この問題は、「安全圏」からのアドバイスにおいて特に顕著です。
「安全圏」は、特定のリスクや困難から遠ざかった状態を指します。
例えば、金銭的な安定を享受している人が、貧困に直面している人に対して「節約すれば大丈夫だ」とアドバイスする。
そもそも節約の前にお金がないって言ってる人にそんなことを言っても仕方がないですよね。
少し考えればこのアドバイスが全く無意味であることがわかるでしょう。

しかしSNS上ではこういったことが多く行われています。
そしてプロに対して素人がアドバイスをするという行為もたびたび見られます。

実際、私たちはなぜ他人にアドバイスをしたがるのでしょうか?特に自分より経験が豊富で成功している人たちに対して?
この疑問に対する答えの一つは、アドバイスが与える満足感や高揚感にあるのではないかと思います。それは自己認識の一部で、自分が達成感を感じ、自分の知識や能力をアピールする機会となります。

この現象は人間の心理に深く根ざしています。人間は他者の悩みに対して自分が解決策を持っていると感じることで自尊心を満たす傾向があります。しかし、本当にそのアドバイスが相手の状況に役立つのかどうかは、あまり考慮されていないように思います。

そして、そのアドバイスが無駄であることを自覚しているにも関わらず、それを続ける理由は一体何なのでしょうか?それはただの自己満足なのでしょうか?それとも他人を支援したいという真摯な動機からなのでしょうか?

考えてみれば、本当に他人を助けたいと思うなら、最初に自分の立場を反省し、相手の立場を理解しようとするはずです。
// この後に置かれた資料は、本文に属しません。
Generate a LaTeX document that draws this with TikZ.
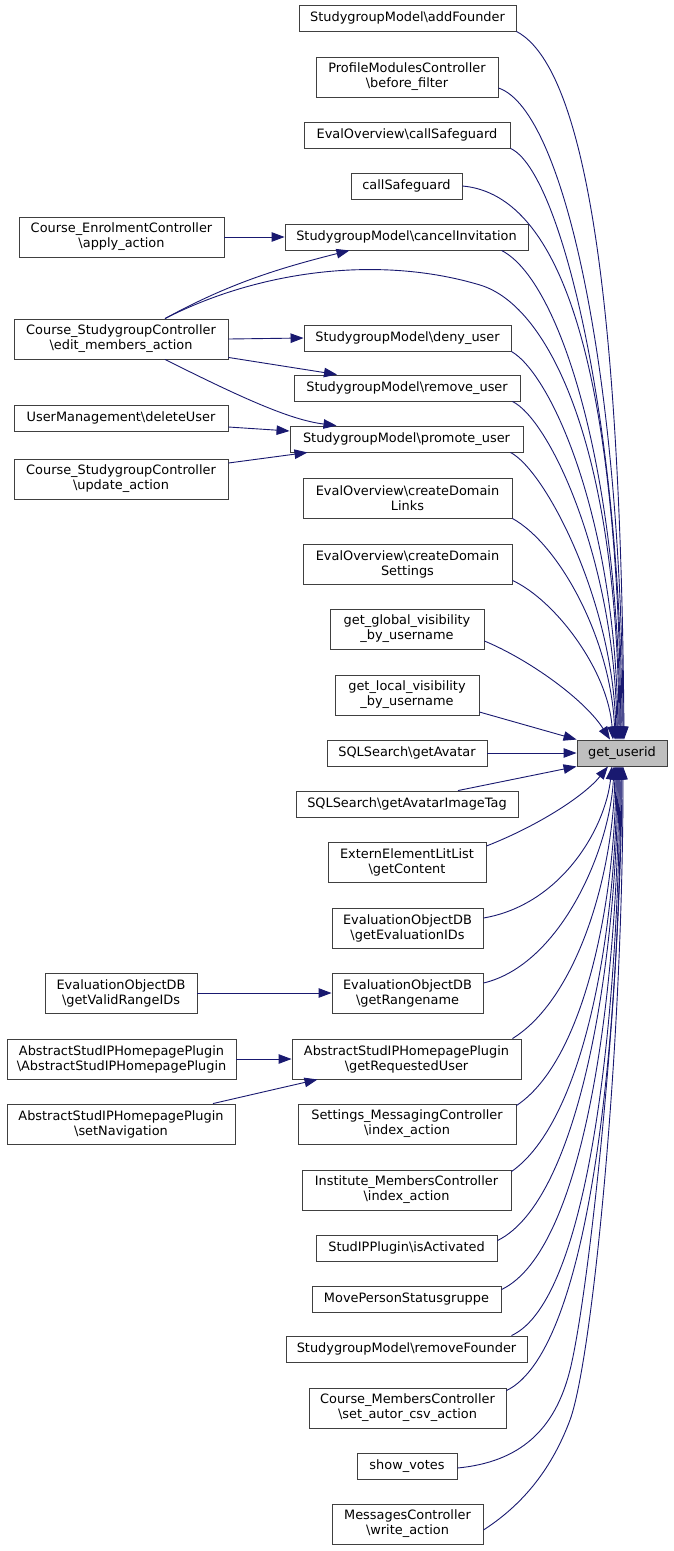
\documentclass[tikz,border=0pt]{standalone}
\usepackage{fontspec}
\setmainfont{DejaVu Sans}
\usetikzlibrary{arrows.meta}
\definecolor{edgeblue}{HTML}{191970}
\definecolor{boxgray}{HTML}{BFBFBF}
\begin{document}
\begin{tikzpicture}[x=1pt,y=-1pt,
 box/.style={draw=black!75, line width=0.9pt, fill=white, font=\fontsize{12.9}{15}\selectfont, inner xsep=2pt, inner ysep=1pt, align=center, minimum height=26pt},
 two/.style={box, minimum height=40pt},
 e/.style={draw=edgeblue, line width=0.9pt, -{Triangle[length=13pt,width=9.5pt]}}]
\useasboundingbox (0,0) rectangle (673,1551);
\fill[white] (0,0) rectangle (673,1551);

\node[box, fill=boxgray, minimum width=90pt] (T) at (622,753) {get\_userid};

\node[box, minimum width=217pt] (n1) at (407.5,18) {StudygroupModel\textbackslash addFounder};
\node[two, minimum width=182pt] (n2) at (407,77) {ProfileModulesController\\\textbackslash before\_filter};
\node[box, minimum width=206pt] (n3) at (407,135) {EvalOverview\textbackslash callSafeguard};
\node[box, minimum width=111pt] (n4) at (406.5,186) {callSafeguard};
\node[box, minimum width=243pt] (n5) at (406.5,237) {StudygroupModel\textbackslash cancelInvitation};
\node[box, minimum width=207pt] (n6) at (407.5,338) {StudygroupModel\textbackslash deny\_user};
\node[box, minimum width=226pt] (n7) at (407,388) {StudygroupModel\textbackslash remove\_user};
\node[box, minimum width=233pt] (n8) at (406.5,439) {StudygroupModel\textbackslash promote\_user};
\node[two, minimum width=209pt] (n9) at (407.5,498) {EvalOverview\textbackslash createDomain\\Links};
\node[two, minimum width=209pt] (n10) at (407.5,564) {EvalOverview\textbackslash createDomain\\Settings};
\node[two, minimum width=154pt] (n11) at (407,629) {get\_global\_visibility\\\_by\_username};
\node[two, minimum width=144pt] (n12) at (407,695) {get\_local\_visibility\\\_by\_username};
\node[box, minimum width=160pt] (n13) at (407,753) {SQLSearch\textbackslash getAvatar};
\node[box, minimum width=222pt] (n14) at (407,804) {SQLSearch\textbackslash getAvatarImageTag};
\node[two, minimum width=158pt] (n15) at (407,862) {ExternElementLitList\\\textbackslash getContent};
\node[two, minimum width=151pt] (n16) at (407.5,928) {EvaluationObjectDB\\\textbackslash getEvaluationIDs};
\node[two, minimum width=151pt] (n17) at (407.5,993) {EvaluationObjectDB\\\textbackslash getRangename};
\node[two, minimum width=229pt] (n18) at (406.5,1059) {AbstractStudIPHomepagePlugin\\\textbackslash getRequestedUser};
\node[two, minimum width=218pt] (n19) at (407,1124) {Settings\_MessagingController\\\textbackslash index\_action};
\node[two, minimum width=209pt] (n20) at (406.5,1190) {Institute\_MembersController\\\textbackslash index\_action};
\node[box, minimum width=181pt] (n21) at (406.5,1248) {StudIPPlugin\textbackslash isActivated};
\node[box, minimum width=189pt] (n22) at (406.5,1299) {MovePersonStatusgruppe};
\node[box, minimum width=241pt] (n23) at (406.5,1349) {StudygroupModel\textbackslash removeFounder};
\node[two, minimum width=197pt] (n24) at (407.5,1408) {Course\_MembersController\\\textbackslash set\_autor\_csv\_action};
\node[box, minimum width=100pt] (n25) at (407,1466) {show\_votes};
\node[two, minimum width=151pt] (n26) at (407.5,1524) {MessagesController\\\textbackslash write\_action};

\node[two, minimum width=205pt] (L1) at (121.5,237) {Course\_EnrolmentController\\\textbackslash apply\_action};
\node[two, minimum width=214pt] (L2) at (121,339) {Course\_StudygroupController\\\textbackslash edit\_members\_action};
\node[box, minimum width=214pt] (L3) at (121,418) {UserManagement\textbackslash deleteUser};
\node[two, minimum width=214pt] (L4) at (121,479) {Course\_StudygroupController\\\textbackslash update\_action};
\node[two, minimum width=152pt] (L5) at (121,993) {EvaluationObjectDB\\\textbackslash getValidRangeIDs};
\node[two, minimum width=229pt] (L6) at (121.5,1059) {AbstractStudIPHomepagePlugin\\\textbackslash AbstractStudIPHomepagePlugin};
\node[two, minimum width=228pt] (L7) at (121,1124) {AbstractStudIPHomepagePlugin\\\textbackslash setNavigation};

% upper bundle into get_userid
\draw[e] (n1.south east) .. controls (590,70) and (621,330) .. ([xshift=2pt]T.north);
\draw[e] ([yshift=-11pt]n2.east) .. controls (565,110) and (622,380) .. ([xshift=1pt]T.north);
\draw[e] (n3.south east) .. controls (560,170) and (621,420) .. (T.north);
\draw[e] (n4.east) .. controls (565,195) and (618,380) .. ([xshift=-1pt]T.north);
\draw[e] ([xshift=95pt]n5.south) .. controls (560,280) and (619,470) .. ([xshift=-2pt]T.north);
\draw[e] ([xshift=44pt]L2.north) .. controls (260,270) and (380,255) .. (480,285) .. controls (550,306) and (618,450) .. ([xshift=-3pt]T.north);
\draw[e] (n6.south east) .. controls (552,375) and (616,520) .. ([xshift=-4pt]T.north);
\draw[e] ([xshift=-8pt]n7.south east) .. controls (550,420) and (615,560) .. ([xshift=-5pt]T.north);
\draw[e] ([xshift=-13pt]n8.south east) .. controls (545,470) and (613,600) .. ([xshift=-6pt]T.north);
\draw[e] (n9.south east) .. controls (560,545) and (611,640) .. ([xshift=-7pt]T.north);
\draw[e] ([yshift=4pt]n10.south east) .. controls (555,600) and (608,670) .. ([xshift=-9pt]T.north);
\draw[e] ([yshift=-12pt]n11.east) .. controls (530,660) and (585,700) .. ([xshift=-12pt]T.north);
\draw[e] ([yshift=-17pt]n12.east) -- (T.north west);
\draw[e] (n13.east) -- (T.west);
\draw[e] ([xshift=51pt]n14.north) -- (T.south west);

% lower bundle into get_userid
\draw[e] ([yshift=16pt]n15.east) .. controls (540,825) and (585,795) .. ([xshift=-14pt]T.south);
\draw[e] ([yshift=10pt]n16.east) .. controls (560,905) and (605,830) .. ([xshift=-10pt]T.south);
\draw[e] ([yshift=10pt]n17.east) .. controls (560,965) and (610,850) .. ([xshift=-8pt]T.south);
\draw[e] ([xshift=-9pt]n18.north east) .. controls (575,1000) and (613,880) .. ([xshift=-7pt]T.south);
\draw[e] ([yshift=-2pt]n19.north east) .. controls (585,1060) and (615,900) .. ([xshift=-6pt]T.south);
\draw[e] ([yshift=-2pt]n20.north east) .. controls (585,1120) and (616,930) .. ([xshift=-5pt]T.south);
\draw[e] ([yshift=-6pt]n21.north east) .. controls (580,1200) and (617,960) .. ([xshift=-4pt]T.south);
\draw[e] ([yshift=-4pt]n22.north east) .. controls (585,1250) and (618,990) .. ([xshift=-3pt]T.south);
\draw[e] ([xshift=-16pt]n23.north east) .. controls (590,1300) and (619,1010) .. ([xshift=-2pt]T.south);
\draw[e] ([yshift=-3pt]n24.north east) .. controls (590,1350) and (620,1040) .. ([xshift=-1pt]T.south);
\draw[e] ([yshift=-2pt]n25.east) .. controls (520,1462) and (555,1430) .. (570,1370) .. controls (588,1298) and (621,1000) .. (T.south);
\draw[e] ([yshift=-6pt]n26.east) .. controls (530,1500) and (555,1460) .. (570,1420) .. controls (592,1360) and (623,1050) .. ([xshift=1pt]T.south);

% left column edges
\draw[e] (L1.east) -- (n5.west);
\draw[e] ([xshift=44pt]L2.north) .. controls (230,283) and (280,268) .. ([xshift=-57pt]n5.south);
\draw[e] (L2.east) -- (n6.west);
\draw[e] ([yshift=2pt]L2.south east) -- ([xshift=-70pt]n7.north);
\draw[e] ([xshift=44pt]L2.south) .. controls (240,397) and (290,420) .. ([xshift=-70pt]n8.north);
\draw[e] ([yshift=-9pt]L3.east) -- ([yshift=8pt]n8.west);
\draw[e] ([yshift=16pt]L4.east) -- ([xshift=-99pt]n8.south);
\draw[e] (L5.east) -- (n17.west);
\draw[e] (L6.east) -- (n18.west);
\draw[e] ([xshift=92pt]L7.north) -- ([xshift=-89pt]n18.south);
\end{tikzpicture}
\end{document}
それは相手が直面する現実を認識し、それに対処するための具体的な戦略を考えることです。だからこそ、アドバイスする前には深く考えることが大切です。

だからこそ、アドバイスという名の自慰行為を止めて、真に相手を理解しようとする努力をしましょう。それが真の意味での支援につながります。そしてそれは、私たちが他人に対して持つべき最高の敬意だと思います。なぜなら、私たちは他人の人生を生きていないからです。その人たちが直面する困難や問題を完全に理解することはできません。だからこそ、私たちができるのは、自分の経験や視点を押し付けるのではなく、他人の視点を尊重し、共感し、助けることです。

次回あなたがアドバイスをしようとするとき、その意図をもう一度考えてみてください。自分の自己満足のためでしょうか、それとも本当に相手のためでしょうか?それが自己満足であれば、それは無意味な行為なのでやめましょう。